# WRITTEN EXERCISE
Check each line of the listing for the string "file", then state how many lines have it. Only the number is wanted.

Excerpt from a dataset
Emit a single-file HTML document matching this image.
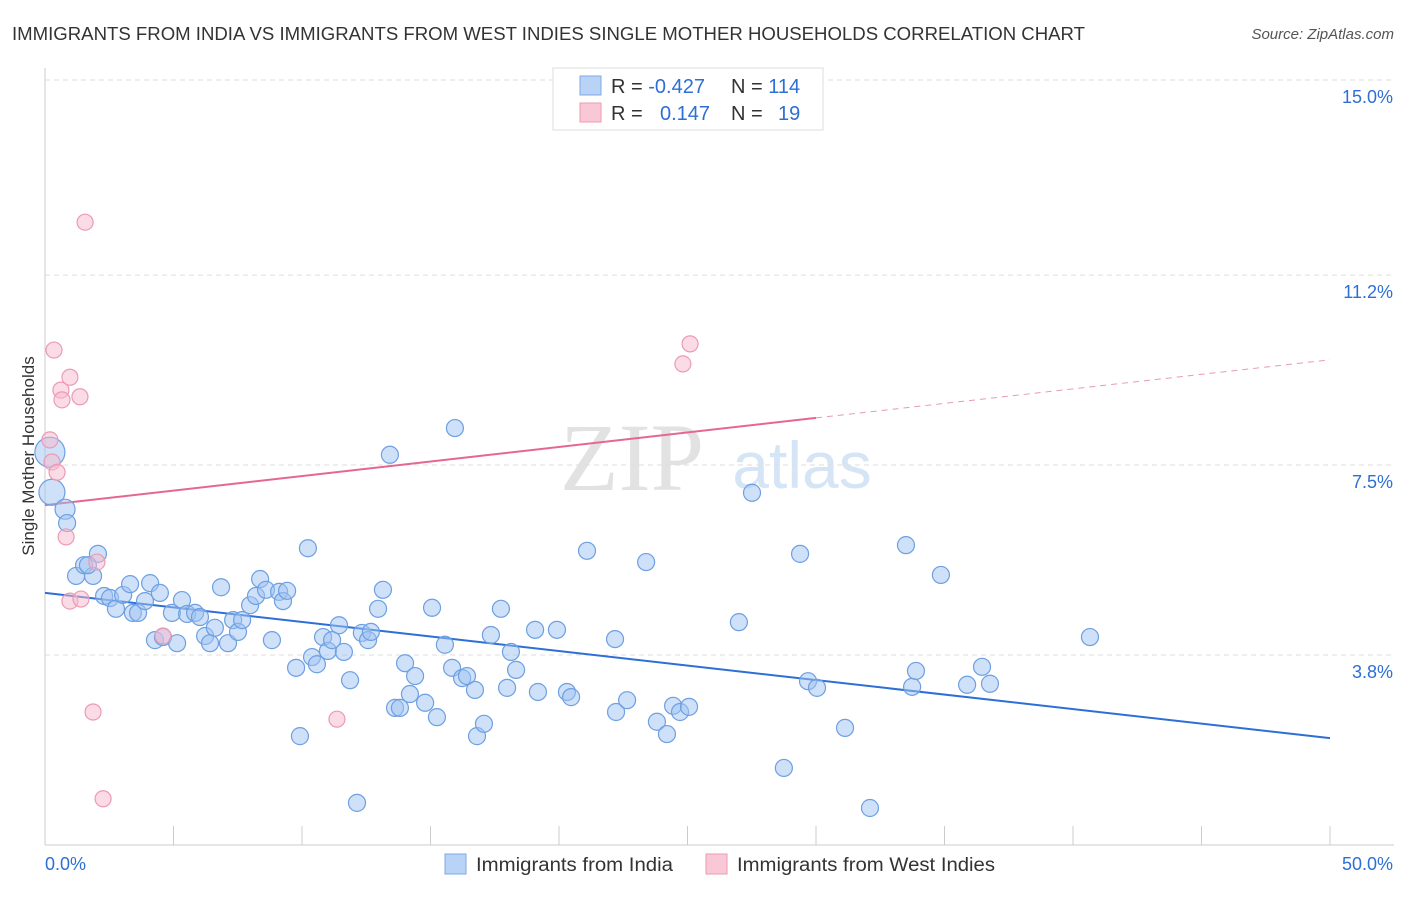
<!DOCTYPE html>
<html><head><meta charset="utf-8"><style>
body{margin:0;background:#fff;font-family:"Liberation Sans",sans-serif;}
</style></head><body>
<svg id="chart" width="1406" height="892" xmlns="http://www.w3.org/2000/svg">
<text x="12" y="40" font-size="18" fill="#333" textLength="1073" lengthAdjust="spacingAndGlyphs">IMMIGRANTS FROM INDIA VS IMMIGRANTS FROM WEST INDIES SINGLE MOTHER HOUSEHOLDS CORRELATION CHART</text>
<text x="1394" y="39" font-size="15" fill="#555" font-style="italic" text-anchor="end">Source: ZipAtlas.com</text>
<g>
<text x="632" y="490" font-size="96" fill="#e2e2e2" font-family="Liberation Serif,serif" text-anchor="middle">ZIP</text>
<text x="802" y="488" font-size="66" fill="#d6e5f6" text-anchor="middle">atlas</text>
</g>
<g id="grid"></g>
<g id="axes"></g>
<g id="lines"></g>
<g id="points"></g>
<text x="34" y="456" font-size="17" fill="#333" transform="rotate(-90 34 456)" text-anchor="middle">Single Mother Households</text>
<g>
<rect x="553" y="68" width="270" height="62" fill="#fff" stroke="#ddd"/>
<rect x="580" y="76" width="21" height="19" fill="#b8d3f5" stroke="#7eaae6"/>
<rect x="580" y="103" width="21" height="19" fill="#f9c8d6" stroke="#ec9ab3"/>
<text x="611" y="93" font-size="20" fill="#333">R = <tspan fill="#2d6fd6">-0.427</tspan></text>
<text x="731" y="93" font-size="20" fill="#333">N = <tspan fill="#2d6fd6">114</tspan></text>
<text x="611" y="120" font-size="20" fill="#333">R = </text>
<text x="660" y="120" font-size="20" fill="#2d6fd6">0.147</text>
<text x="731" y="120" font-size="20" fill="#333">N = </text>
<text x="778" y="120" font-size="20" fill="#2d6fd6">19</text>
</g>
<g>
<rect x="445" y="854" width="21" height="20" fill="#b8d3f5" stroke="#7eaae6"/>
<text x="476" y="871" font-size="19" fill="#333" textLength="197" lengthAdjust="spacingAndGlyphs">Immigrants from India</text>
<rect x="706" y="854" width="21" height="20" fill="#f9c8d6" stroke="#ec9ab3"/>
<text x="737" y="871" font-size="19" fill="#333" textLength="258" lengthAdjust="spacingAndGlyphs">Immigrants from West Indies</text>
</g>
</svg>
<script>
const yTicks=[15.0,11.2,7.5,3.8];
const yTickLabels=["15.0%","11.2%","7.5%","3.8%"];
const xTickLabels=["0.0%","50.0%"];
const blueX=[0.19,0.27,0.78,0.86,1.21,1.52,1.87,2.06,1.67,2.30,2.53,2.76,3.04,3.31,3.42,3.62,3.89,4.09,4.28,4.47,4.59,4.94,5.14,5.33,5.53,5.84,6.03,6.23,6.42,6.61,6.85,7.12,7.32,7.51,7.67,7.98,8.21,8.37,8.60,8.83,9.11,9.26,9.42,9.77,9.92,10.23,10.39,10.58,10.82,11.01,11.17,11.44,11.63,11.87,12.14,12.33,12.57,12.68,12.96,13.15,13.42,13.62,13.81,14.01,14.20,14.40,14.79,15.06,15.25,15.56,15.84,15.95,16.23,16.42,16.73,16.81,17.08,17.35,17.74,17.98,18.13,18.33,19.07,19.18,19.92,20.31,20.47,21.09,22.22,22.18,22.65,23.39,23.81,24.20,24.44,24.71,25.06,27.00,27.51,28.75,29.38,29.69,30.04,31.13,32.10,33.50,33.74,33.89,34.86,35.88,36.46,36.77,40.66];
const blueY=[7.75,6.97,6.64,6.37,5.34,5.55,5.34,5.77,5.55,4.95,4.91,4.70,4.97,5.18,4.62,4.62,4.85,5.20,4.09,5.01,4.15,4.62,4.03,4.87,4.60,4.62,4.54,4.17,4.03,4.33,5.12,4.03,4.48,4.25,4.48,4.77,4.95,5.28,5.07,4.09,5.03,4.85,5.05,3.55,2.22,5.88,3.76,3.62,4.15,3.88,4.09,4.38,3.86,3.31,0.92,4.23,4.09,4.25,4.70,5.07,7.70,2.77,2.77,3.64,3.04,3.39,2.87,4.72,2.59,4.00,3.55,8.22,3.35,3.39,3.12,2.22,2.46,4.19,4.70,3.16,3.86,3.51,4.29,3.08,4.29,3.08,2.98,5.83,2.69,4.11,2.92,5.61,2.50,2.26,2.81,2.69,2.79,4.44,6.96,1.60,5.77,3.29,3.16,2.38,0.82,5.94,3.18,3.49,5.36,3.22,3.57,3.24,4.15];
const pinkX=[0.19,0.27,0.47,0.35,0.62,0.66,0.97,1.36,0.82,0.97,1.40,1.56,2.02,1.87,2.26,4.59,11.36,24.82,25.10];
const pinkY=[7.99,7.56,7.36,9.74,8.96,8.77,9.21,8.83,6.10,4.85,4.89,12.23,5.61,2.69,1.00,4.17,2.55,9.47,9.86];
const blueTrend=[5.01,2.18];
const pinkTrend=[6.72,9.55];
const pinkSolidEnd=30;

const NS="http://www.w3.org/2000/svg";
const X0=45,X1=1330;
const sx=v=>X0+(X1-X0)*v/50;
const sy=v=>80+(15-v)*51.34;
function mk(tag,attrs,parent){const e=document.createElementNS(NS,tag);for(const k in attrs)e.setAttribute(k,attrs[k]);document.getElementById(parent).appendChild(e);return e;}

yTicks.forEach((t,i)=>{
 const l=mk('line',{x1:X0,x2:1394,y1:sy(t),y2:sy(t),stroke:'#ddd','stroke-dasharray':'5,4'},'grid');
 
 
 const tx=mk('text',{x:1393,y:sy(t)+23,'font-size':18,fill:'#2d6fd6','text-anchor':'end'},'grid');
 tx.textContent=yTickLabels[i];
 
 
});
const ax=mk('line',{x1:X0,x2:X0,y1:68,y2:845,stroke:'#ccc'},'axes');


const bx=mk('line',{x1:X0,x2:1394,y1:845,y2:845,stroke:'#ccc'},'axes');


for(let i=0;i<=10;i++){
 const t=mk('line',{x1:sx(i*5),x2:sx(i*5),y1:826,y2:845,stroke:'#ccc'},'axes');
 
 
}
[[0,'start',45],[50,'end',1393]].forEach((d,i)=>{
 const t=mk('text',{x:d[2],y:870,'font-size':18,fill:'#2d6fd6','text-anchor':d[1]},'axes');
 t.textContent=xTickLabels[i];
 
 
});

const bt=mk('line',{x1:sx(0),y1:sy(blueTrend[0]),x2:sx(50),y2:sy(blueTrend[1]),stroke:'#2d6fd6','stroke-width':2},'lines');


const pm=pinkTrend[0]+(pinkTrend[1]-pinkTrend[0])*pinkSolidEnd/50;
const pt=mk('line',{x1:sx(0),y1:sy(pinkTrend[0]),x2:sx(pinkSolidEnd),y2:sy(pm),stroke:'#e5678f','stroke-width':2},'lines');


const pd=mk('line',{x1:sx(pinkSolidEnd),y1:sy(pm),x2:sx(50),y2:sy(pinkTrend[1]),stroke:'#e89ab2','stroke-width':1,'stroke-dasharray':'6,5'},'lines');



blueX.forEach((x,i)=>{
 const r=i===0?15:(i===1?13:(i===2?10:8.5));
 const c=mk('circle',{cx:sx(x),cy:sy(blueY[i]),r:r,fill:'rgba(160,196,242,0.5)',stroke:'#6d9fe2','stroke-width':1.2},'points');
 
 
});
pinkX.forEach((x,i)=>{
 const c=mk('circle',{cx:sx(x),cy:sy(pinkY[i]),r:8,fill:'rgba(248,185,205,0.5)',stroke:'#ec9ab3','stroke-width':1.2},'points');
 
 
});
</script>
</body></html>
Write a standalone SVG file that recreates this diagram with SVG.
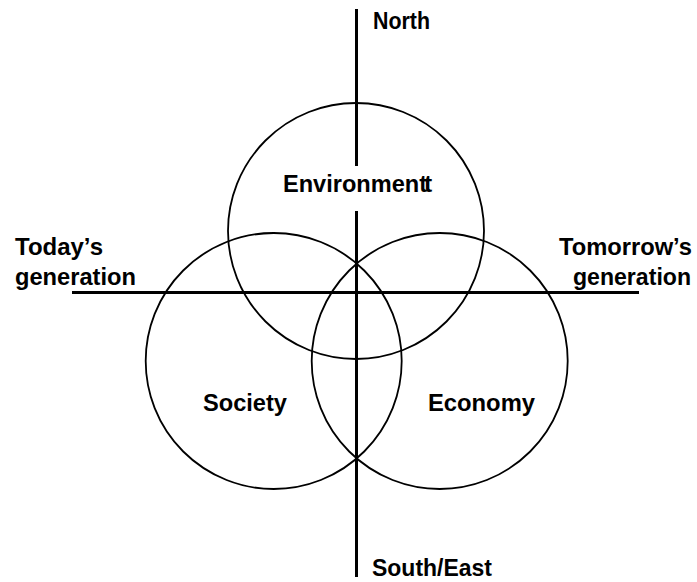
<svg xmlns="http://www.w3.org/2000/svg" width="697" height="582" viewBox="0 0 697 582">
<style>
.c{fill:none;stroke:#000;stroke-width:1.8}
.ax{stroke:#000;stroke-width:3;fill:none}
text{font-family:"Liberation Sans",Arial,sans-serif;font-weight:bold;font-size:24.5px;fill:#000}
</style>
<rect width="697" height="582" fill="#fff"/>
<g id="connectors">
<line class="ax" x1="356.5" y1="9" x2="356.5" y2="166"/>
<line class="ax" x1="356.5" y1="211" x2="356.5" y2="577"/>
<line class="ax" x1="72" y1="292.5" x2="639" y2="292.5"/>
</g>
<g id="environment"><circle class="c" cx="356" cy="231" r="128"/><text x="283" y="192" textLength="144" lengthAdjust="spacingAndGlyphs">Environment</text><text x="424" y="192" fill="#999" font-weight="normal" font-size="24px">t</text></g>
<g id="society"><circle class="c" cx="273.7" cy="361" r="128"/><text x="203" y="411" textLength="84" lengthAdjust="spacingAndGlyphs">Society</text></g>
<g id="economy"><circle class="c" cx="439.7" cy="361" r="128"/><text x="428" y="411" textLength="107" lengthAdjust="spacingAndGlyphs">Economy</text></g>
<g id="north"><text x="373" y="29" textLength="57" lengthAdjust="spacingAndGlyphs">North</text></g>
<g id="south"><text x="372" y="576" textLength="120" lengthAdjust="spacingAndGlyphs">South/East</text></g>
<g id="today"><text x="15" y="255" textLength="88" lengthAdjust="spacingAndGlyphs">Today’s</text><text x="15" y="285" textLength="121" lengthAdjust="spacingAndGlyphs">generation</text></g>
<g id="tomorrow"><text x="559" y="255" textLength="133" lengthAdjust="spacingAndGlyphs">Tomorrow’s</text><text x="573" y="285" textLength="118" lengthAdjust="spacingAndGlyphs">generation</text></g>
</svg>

# PROBLEM SOLUTION
2